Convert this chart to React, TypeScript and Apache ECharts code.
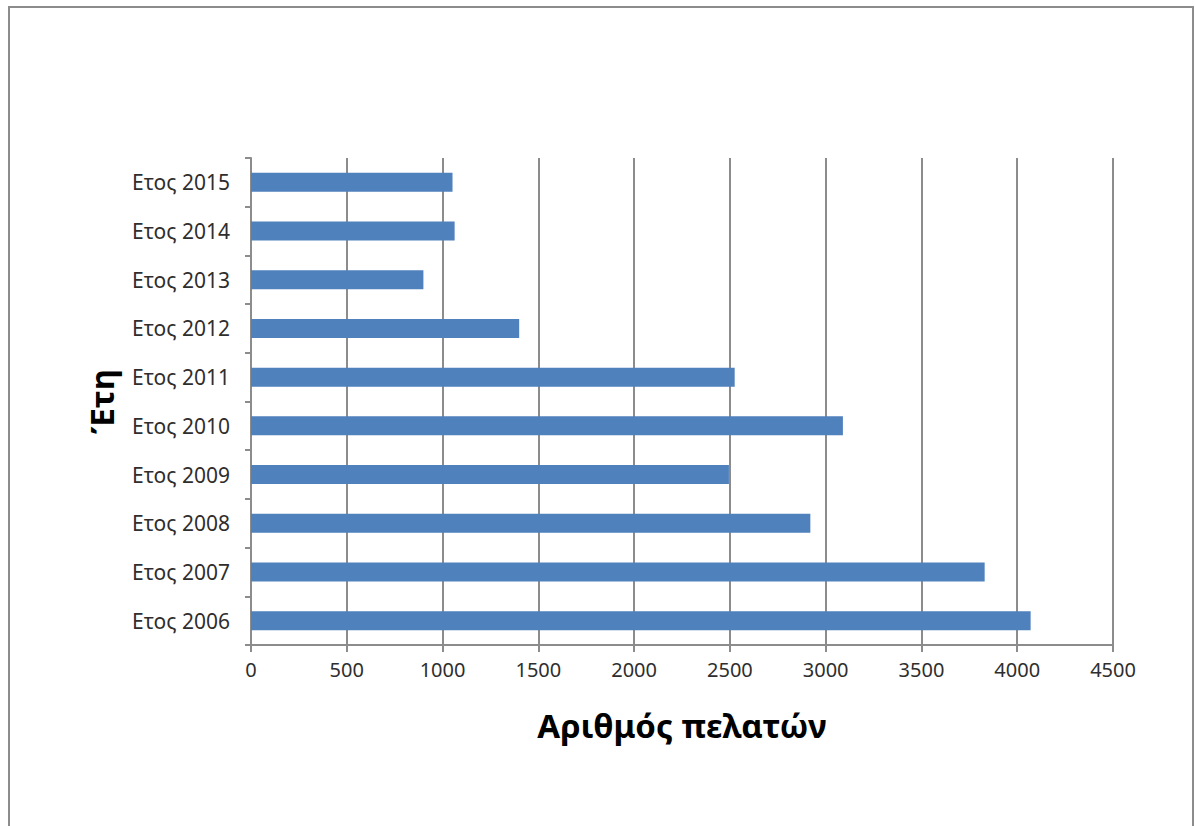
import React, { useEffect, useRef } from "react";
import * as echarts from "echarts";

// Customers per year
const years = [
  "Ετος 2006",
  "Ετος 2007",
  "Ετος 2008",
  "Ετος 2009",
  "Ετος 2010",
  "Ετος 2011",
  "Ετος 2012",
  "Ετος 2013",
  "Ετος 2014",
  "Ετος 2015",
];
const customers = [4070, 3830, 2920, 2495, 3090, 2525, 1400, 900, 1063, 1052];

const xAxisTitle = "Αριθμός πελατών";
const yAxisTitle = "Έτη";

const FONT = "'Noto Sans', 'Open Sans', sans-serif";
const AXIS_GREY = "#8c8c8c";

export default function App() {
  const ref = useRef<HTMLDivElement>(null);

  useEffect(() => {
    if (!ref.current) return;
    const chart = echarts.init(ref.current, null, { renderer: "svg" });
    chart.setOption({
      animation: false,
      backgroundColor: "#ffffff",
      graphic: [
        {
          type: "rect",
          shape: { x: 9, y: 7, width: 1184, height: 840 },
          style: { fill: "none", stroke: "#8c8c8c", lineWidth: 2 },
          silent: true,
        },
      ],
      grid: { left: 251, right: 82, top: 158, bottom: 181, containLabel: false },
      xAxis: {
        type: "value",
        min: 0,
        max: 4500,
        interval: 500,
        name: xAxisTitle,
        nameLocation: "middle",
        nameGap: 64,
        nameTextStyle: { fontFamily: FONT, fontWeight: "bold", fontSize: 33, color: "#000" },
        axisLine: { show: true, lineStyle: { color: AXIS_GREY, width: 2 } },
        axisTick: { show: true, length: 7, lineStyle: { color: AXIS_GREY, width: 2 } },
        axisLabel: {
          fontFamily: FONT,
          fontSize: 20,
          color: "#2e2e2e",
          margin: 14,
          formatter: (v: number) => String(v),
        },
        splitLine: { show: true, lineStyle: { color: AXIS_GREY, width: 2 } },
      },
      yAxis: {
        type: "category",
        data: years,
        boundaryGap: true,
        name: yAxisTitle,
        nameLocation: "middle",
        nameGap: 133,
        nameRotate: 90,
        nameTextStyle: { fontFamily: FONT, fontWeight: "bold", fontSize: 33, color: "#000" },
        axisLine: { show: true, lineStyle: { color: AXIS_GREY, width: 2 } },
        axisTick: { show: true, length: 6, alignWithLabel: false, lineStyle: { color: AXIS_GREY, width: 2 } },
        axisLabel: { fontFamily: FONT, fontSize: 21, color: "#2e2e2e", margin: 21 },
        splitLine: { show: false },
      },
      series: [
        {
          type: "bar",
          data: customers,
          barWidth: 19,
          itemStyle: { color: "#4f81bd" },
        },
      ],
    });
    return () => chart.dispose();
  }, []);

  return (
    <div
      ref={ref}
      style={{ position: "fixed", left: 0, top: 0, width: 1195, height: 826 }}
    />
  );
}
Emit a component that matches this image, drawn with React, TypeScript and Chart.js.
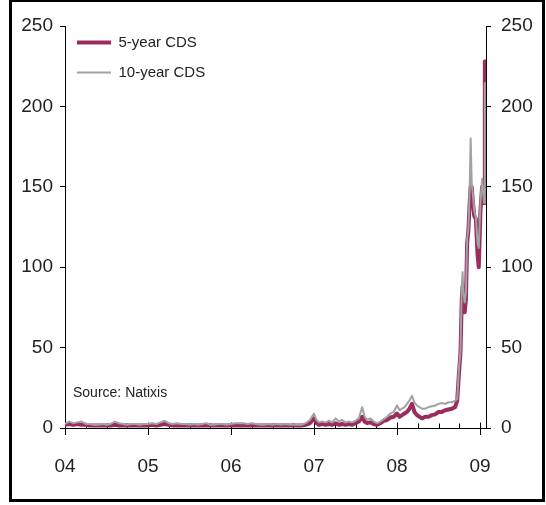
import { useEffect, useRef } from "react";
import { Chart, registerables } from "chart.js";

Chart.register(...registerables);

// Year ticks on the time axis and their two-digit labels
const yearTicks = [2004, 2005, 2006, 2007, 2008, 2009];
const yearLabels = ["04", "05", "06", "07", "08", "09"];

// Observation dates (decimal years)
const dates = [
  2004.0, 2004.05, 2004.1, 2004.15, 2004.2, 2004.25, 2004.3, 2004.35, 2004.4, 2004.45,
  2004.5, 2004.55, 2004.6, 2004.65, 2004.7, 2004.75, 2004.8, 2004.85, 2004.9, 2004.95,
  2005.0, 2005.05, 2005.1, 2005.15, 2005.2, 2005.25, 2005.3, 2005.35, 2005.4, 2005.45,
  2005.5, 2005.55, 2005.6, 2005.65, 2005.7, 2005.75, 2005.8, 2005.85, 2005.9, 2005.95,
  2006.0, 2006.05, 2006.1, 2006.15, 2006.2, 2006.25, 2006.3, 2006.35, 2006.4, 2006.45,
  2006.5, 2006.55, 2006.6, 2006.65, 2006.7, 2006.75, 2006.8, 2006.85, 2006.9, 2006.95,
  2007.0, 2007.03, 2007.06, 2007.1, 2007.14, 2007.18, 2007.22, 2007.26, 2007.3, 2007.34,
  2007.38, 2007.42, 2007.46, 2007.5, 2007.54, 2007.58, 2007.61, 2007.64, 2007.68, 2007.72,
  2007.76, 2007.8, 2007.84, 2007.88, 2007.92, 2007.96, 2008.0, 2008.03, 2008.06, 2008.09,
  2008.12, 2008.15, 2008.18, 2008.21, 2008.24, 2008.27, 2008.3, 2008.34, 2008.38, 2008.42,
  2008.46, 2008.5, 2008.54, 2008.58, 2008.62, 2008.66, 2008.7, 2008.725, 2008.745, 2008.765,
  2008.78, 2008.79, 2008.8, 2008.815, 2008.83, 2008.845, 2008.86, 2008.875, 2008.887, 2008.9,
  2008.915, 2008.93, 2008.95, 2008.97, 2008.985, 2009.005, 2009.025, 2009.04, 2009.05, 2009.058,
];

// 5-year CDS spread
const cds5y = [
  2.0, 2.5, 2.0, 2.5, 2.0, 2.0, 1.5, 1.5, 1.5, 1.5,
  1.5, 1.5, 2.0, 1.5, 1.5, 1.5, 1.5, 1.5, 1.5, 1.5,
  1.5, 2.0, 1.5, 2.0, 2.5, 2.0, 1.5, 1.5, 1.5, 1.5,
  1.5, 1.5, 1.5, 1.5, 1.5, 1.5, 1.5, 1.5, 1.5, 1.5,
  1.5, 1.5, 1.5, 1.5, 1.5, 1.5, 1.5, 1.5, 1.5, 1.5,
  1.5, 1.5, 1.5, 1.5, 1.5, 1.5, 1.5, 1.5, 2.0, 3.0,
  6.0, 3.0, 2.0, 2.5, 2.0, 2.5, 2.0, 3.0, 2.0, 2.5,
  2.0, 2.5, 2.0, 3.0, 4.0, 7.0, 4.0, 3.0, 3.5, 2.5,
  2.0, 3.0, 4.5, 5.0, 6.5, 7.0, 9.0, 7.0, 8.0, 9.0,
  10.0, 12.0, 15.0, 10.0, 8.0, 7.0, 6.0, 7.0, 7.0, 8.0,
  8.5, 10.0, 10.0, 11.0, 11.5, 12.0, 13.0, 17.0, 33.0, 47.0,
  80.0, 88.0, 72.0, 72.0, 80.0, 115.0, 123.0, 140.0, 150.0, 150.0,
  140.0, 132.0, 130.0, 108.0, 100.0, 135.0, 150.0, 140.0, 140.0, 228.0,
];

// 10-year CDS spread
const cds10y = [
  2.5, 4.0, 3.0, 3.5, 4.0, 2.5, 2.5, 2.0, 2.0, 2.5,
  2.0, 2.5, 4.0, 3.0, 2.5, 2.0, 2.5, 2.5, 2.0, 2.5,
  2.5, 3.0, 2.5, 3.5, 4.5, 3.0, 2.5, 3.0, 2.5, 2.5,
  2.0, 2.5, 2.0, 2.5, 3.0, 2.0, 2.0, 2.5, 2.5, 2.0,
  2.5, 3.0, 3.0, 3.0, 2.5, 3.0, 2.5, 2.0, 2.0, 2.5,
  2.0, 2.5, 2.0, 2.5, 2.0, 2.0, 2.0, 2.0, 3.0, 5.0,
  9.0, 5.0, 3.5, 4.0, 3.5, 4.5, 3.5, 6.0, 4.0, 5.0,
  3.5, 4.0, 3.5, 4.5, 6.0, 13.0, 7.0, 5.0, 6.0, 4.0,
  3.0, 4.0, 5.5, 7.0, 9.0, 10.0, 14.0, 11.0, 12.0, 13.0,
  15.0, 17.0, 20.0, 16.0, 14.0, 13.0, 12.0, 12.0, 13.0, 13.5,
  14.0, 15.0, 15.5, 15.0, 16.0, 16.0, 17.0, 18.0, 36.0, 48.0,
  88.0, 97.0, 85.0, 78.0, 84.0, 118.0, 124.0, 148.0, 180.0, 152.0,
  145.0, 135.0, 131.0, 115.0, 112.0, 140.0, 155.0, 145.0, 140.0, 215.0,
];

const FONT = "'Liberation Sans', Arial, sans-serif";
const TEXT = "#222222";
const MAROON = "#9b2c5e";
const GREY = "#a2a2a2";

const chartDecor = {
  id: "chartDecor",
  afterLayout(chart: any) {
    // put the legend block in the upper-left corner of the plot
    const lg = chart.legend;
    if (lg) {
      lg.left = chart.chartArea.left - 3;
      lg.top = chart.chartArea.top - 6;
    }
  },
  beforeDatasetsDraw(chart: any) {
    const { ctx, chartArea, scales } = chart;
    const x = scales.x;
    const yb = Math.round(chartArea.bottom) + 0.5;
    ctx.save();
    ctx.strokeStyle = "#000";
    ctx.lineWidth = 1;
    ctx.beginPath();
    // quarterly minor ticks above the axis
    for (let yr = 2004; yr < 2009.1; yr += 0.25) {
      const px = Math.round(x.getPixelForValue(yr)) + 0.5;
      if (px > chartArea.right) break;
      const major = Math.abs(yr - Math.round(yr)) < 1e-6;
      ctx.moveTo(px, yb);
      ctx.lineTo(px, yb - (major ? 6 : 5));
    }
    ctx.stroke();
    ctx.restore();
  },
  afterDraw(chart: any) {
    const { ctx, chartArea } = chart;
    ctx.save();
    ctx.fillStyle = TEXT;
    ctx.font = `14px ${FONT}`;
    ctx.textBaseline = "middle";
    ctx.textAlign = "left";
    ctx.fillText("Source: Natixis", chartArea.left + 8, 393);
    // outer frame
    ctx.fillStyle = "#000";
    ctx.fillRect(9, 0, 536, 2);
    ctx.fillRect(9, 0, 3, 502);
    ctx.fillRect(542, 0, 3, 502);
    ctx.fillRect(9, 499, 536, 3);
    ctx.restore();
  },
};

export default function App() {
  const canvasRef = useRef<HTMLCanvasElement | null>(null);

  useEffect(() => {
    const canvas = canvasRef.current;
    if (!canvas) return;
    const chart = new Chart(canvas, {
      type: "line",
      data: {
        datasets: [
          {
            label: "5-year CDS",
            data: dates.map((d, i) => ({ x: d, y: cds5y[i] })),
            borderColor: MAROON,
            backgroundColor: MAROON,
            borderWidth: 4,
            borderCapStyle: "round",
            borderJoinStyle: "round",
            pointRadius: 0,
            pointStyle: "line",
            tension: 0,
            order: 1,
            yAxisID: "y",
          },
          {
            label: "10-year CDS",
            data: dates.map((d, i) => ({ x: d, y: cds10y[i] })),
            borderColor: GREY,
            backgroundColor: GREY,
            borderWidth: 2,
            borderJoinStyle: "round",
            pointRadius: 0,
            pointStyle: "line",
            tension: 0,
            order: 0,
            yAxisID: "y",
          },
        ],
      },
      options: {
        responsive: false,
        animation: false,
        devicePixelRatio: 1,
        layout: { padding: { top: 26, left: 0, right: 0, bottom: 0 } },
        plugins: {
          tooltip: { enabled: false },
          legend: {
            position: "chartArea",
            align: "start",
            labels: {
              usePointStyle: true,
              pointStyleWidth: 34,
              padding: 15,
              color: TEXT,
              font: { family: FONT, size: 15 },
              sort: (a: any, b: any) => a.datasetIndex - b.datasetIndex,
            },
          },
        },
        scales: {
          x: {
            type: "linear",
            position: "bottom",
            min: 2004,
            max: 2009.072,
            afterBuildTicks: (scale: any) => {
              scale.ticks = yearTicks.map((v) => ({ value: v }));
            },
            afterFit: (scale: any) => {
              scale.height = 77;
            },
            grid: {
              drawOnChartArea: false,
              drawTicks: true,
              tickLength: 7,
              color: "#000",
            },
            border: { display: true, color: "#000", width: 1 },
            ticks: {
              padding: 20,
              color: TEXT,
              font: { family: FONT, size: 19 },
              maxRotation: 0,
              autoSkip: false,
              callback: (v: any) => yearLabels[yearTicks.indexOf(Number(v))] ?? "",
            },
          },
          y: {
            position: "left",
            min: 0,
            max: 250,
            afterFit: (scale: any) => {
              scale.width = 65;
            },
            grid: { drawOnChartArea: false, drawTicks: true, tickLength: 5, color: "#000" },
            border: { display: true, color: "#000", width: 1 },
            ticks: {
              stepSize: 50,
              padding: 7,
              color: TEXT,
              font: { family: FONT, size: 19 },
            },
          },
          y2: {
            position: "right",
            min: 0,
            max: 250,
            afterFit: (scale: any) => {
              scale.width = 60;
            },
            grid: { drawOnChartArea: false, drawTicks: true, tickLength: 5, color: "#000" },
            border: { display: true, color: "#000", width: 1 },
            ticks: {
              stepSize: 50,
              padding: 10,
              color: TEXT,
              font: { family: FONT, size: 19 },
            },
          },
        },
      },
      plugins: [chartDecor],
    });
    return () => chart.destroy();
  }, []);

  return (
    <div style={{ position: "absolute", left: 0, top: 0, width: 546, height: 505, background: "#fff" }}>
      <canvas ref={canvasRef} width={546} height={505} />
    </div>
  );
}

## Task description
Transcribe the opening line of the listing above, please, and every line after it through the line with "const ref = useRef<HTMLDivElement>(null);", word for word, without pictures.

## Task answer
Convert this chart to React, TypeScript and Apache ECharts code.
import React, { useEffect, useRef } from "react";
import * as echarts from "echarts";

// Customers per year
const years = [
  "Ετος 2006",
  "Ετος 2007",
  "Ετος 2008",
  "Ετος 2009",
  "Ετος 2010",
  "Ετος 2011",
  "Ετος 2012",
  "Ετος 2013",
  "Ετος 2014",
  "Ετος 2015",
];
const customers = [4070, 3830, 2920, 2495, 3090, 2525, 1400, 900, 1063, 1052];

const xAxisTitle = "Αριθμός πελατών";
const yAxisTitle = "Έτη";

const FONT = "'Noto Sans', 'Open Sans', sans-serif";
const AXIS_GREY = "#8c8c8c";

export default function App() {
  const ref = useRef<HTMLDivElement>(null);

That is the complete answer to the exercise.